-- BEGIN Records supplied --

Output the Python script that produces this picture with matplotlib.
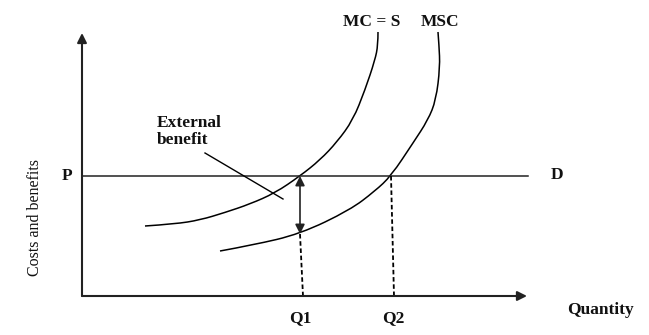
import matplotlib.pyplot as plt
from matplotlib.path import Path
from matplotlib.patches import PathPatch

plt.rcParams['font.family'] = ['Liberation Serif', 'DejaVu Serif']

# Curves (quantity, cost) with origin at axis corner
mc_q = [63, 93, 118, 143, 168, 193, 218, 238, 255, 271, 283, 293, 296, 296]
mc_c = [70, 72, 76, 83.5, 92, 103, 120, 136, 154, 176, 206, 236, 251, 264]
msc_q = [138, 171, 218, 268, 293, 309, 331, 346, 354, 358, 357, 356]
msc_c = [45, 51, 62, 86, 105, 120, 153, 176, 196, 229, 251, 264]

price = 120
q1, q2 = 218, 309
mc_at_q1 = 120
msc_at_q1 = 62
axis_len_x, axis_len_y = 445, 263
demand_end = 446


def smooth_curve(ax, xs, ys, **kw):
    # quadratic bezier through midpoints, read points used as control points
    verts = [(xs[0], ys[0])]
    codes = [Path.MOVETO]
    for i in range(1, len(xs) - 1):
        mid = ((xs[i] + xs[i + 1]) / 2, (ys[i] + ys[i + 1]) / 2)
        if i == len(xs) - 2:
            mid = (xs[-1], ys[-1])
        verts += [(xs[i], ys[i]), mid]
        codes += [Path.CURVE3, Path.CURVE3]
    ax.add_patch(PathPatch(Path(verts, codes), fill=False, **kw))


fig = plt.figure(figsize=(6.49, 3.35), dpi=100)
ax = fig.add_axes([0, 0, 1, 1])
ax.set_xlim(-82, 567)
ax.set_ylim(-39, 296)
ax.axis('off')

# axes with arrows
ax.annotate('', xy=(0, axis_len_y), xytext=(0, 0),
            arrowprops=dict(arrowstyle='-|>', color='#222222', lw=1.5,
                            mutation_scale=14, shrinkA=0, shrinkB=0))
ax.annotate('', xy=(axis_len_x, 0), xytext=(0, 0),
            arrowprops=dict(arrowstyle='-|>', color='#222222', lw=1.5,
                            mutation_scale=14, shrinkA=0, shrinkB=0))

# demand / price line
ax.plot([0, demand_end], [price, price], color='#222222', lw=1.1)

# cost curves
smooth_curve(ax, mc_q, mc_c, edgecolor='black', lw=1.1)
smooth_curve(ax, msc_q, msc_c, edgecolor='black', lw=1.1)

# dashed drop lines
ax.plot([q1, q1 + 3], [msc_at_q1, 0], color='black', lw=1.3, ls=(0, (2.5, 1.5)))
ax.plot([q2, q2 + 3], [price, 0], color='black', lw=1.3, ls=(0, (2.5, 1.5)))

# external benefit double arrow
ax.annotate('', xy=(q1, mc_at_q1), xytext=(q1, msc_at_q1),
            arrowprops=dict(arrowstyle='<|-|>', color='#222222', lw=1.2,
                            mutation_scale=14, shrinkA=0, shrinkB=0))

# label pointer
ax.plot([123, 201], [143, 97], color='black', lw=1.0)

bold = dict(fontsize=12.5, fontweight='bold', color='#111111')
ax.text(75, 181, 'External\nbenefit', ha='left', va='top', linespacing=1.1, **bold)
ax.text(290, 274, 'MC = S', ha='center', va='center', **bold)
ax.text(358, 274, 'MSC', ha='center', va='center', **bold)
ax.text(-15, price, 'P', ha='center', va='center', **bold)
ax.text(475, price + 1, 'D', ha='center', va='center', **bold)
ax.text(q1, -22, 'Q1', ha='center', va='center', **bold)
ax.text(q2 + 2, -22, 'Q2', ha='center', va='center', **bold)
ax.text(518, -14, 'Quantity', ha='center', va='center', **bold)
ax.text(-47, 78, 'Costs and benefits', rotation=90, ha='center', va='center',
        fontsize=11.5, color='#111111')

fig.savefig('out.png', dpi=100)
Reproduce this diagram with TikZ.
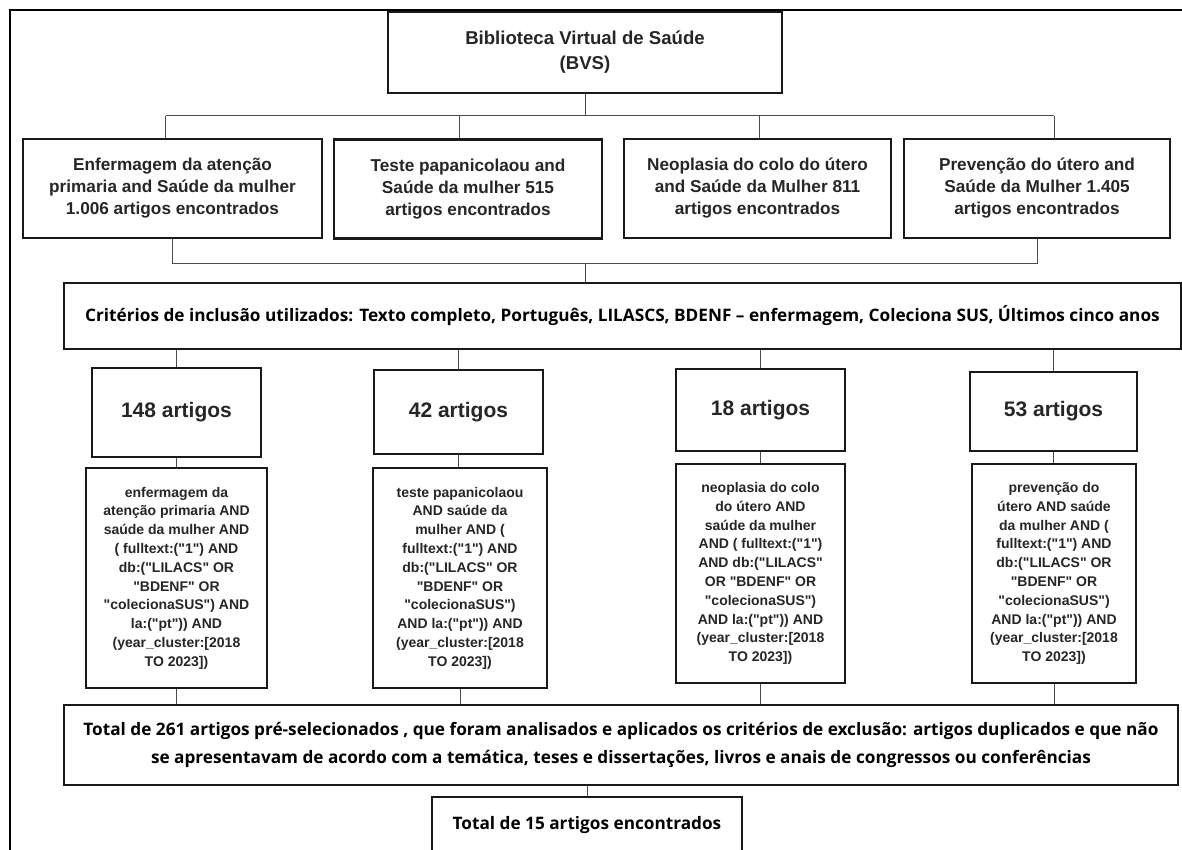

-- END Records supplied --

Goal: Every line above should be repeated exactly; pictures stay out of the copy.

Written response:
Output the Python script that produces this picture with matplotlib.
import matplotlib.pyplot as plt
from matplotlib.path import Path
from matplotlib.patches import PathPatch

plt.rcParams['font.family'] = ['Liberation Serif', 'DejaVu Serif']

# Curves (quantity, cost) with origin at axis corner
mc_q = [63, 93, 118, 143, 168, 193, 218, 238, 255, 271, 283, 293, 296, 296]
mc_c = [70, 72, 76, 83.5, 92, 103, 120, 136, 154, 176, 206, 236, 251, 264]
msc_q = [138, 171, 218, 268, 293, 309, 331, 346, 354, 358, 357, 356]
msc_c = [45, 51, 62, 86, 105, 120, 153, 176, 196, 229, 251, 264]

price = 120
q1, q2 = 218, 309
mc_at_q1 = 120
msc_at_q1 = 62
axis_len_x, axis_len_y = 445, 263
demand_end = 446


def smooth_curve(ax, xs, ys, **kw):
    # quadratic bezier through midpoints, read points used as control points
    verts = [(xs[0], ys[0])]
    codes = [Path.MOVETO]
    for i in range(1, len(xs) - 1):
        mid = ((xs[i] + xs[i + 1]) / 2, (ys[i] + ys[i + 1]) / 2)
        if i == len(xs) - 2:
            mid = (xs[-1], ys[-1])
        verts += [(xs[i], ys[i]), mid]
        codes += [Path.CURVE3, Path.CURVE3]
    ax.add_patch(PathPatch(Path(verts, codes), fill=False, **kw))


fig = plt.figure(figsize=(6.49, 3.35), dpi=100)
ax = fig.add_axes([0, 0, 1, 1])
ax.set_xlim(-82, 567)
ax.set_ylim(-39, 296)
ax.axis('off')

# axes with arrows
ax.annotate('', xy=(0, axis_len_y), xytext=(0, 0),
            arrowprops=dict(arrowstyle='-|>', color='#222222', lw=1.5,
                            mutation_scale=14, shrinkA=0, shrinkB=0))
ax.annotate('', xy=(axis_len_x, 0), xytext=(0, 0),
            arrowprops=dict(arrowstyle='-|>', color='#222222', lw=1.5,
                            mutation_scale=14, shrinkA=0, shrinkB=0))

# demand / price line
ax.plot([0, demand_end], [price, price], color='#222222', lw=1.1)

# cost curves
smooth_curve(ax, mc_q, mc_c, edgecolor='black', lw=1.1)
smooth_curve(ax, msc_q, msc_c, edgecolor='black', lw=1.1)

# dashed drop lines
ax.plot([q1, q1 + 3], [msc_at_q1, 0], color='black', lw=1.3, ls=(0, (2.5, 1.5)))
ax.plot([q2, q2 + 3], [price, 0], color='black', lw=1.3, ls=(0, (2.5, 1.5)))

# external benefit double arrow
ax.annotate('', xy=(q1, mc_at_q1), xytext=(q1, msc_at_q1),
            arrowprops=dict(arrowstyle='<|-|>', color='#222222', lw=1.2,
                            mutation_scale=14, shrinkA=0, shrinkB=0))

# label pointer
ax.plot([123, 201], [143, 97], color='black', lw=1.0)

bold = dict(fontsize=12.5, fontweight='bold', color='#111111')
ax.text(75, 181, 'External\nbenefit', ha='left', va='top', linespacing=1.1, **bold)
ax.text(290, 274, 'MC = S', ha='center', va='center', **bold)
ax.text(358, 274, 'MSC', ha='center', va='center', **bold)
ax.text(-15, price, 'P', ha='center', va='center', **bold)
ax.text(475, price + 1, 'D', ha='center', va='center', **bold)
ax.text(q1, -22, 'Q1', ha='center', va='center', **bold)
ax.text(q2 + 2, -22, 'Q2', ha='center', va='center', **bold)
ax.text(518, -14, 'Quantity', ha='center', va='center', **bold)
ax.text(-47, 78, 'Costs and benefits', rotation=90, ha='center', va='center',
        fontsize=11.5, color='#111111')

fig.savefig('out.png', dpi=100)
Reproduce this diagram with TikZ.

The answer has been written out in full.